From the very start, this project was grounded in the realities of North Ayrshire – the people, places, and services already working towards digital inclusion. Input from people with learning disabilities including attendees at Trindlemoss Day Opportunities and Neighbourhood Networks was central to the insights and ideas in every output. They helped us challenge assumptions, shape language, and translate insights into something usable.
Equally important was the contribution of community partners from care connector and support workers to local organisations. Their grounded insight helped us keep things practical and real. They brought deep understanding of everyday barriers and opportunities, and offered a critical perspective on what was feasible, sustainable, and needed most.
What stood out to me about digital inclusion was the need to balance ambition and pragmatism. This work wasn’t about designing from scratch, but about recognising what already works in a large landscape of initiatives, and finding ways to amplify, adapt, and embed it. I deliberately aimed for outputs that were practical, actionable, and easy to pick up - whether by a support worker in a community hub, or a commissioner planning a digital strategy.

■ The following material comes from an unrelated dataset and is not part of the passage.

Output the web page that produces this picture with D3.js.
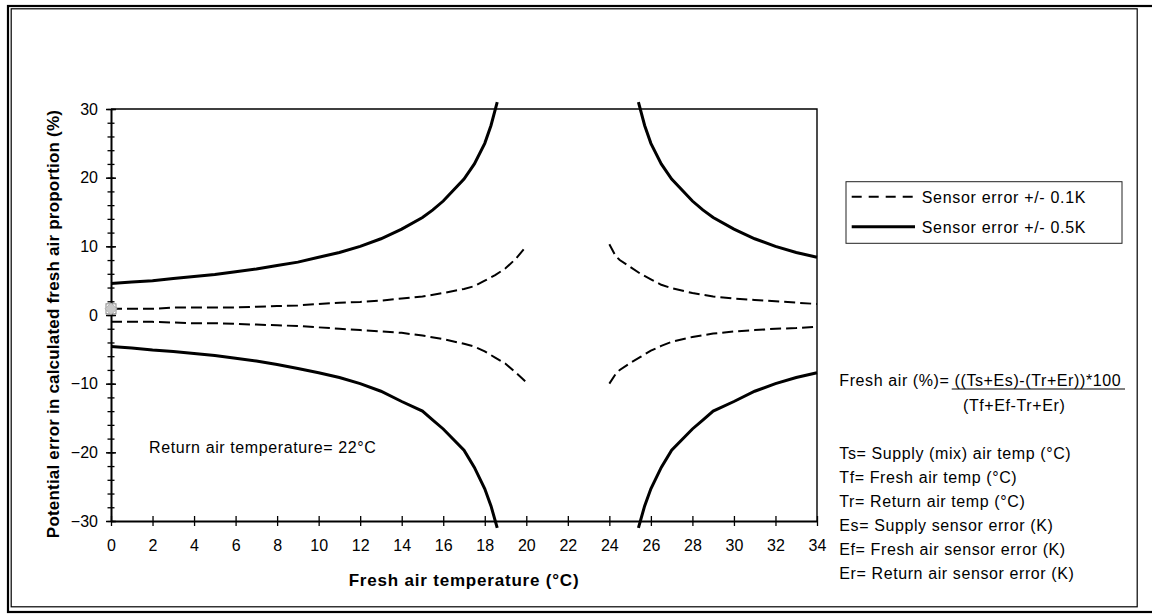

We also faced the usual challenges of coordination across strands. In hindsight, a bit more alignment on timing and scope between the student-led and consultant-led elements might have helped knit the pieces together more seamlessly. That said, we made it work and I’m proud of the clarity, creativity, quality, and usefulness of what we delivered.
Digital inclusion is no longer a ‘nice to have’. It’s a foundation for connection, opportunity, and independence. But it won’t happen through tech and devices alone. It takes relationships, context, and support that’s built to last. Let’s Link is our contribution to help make that kind of inclusion more possible through flexible, thoughtful, and grounded tools that others can use to find their own answers.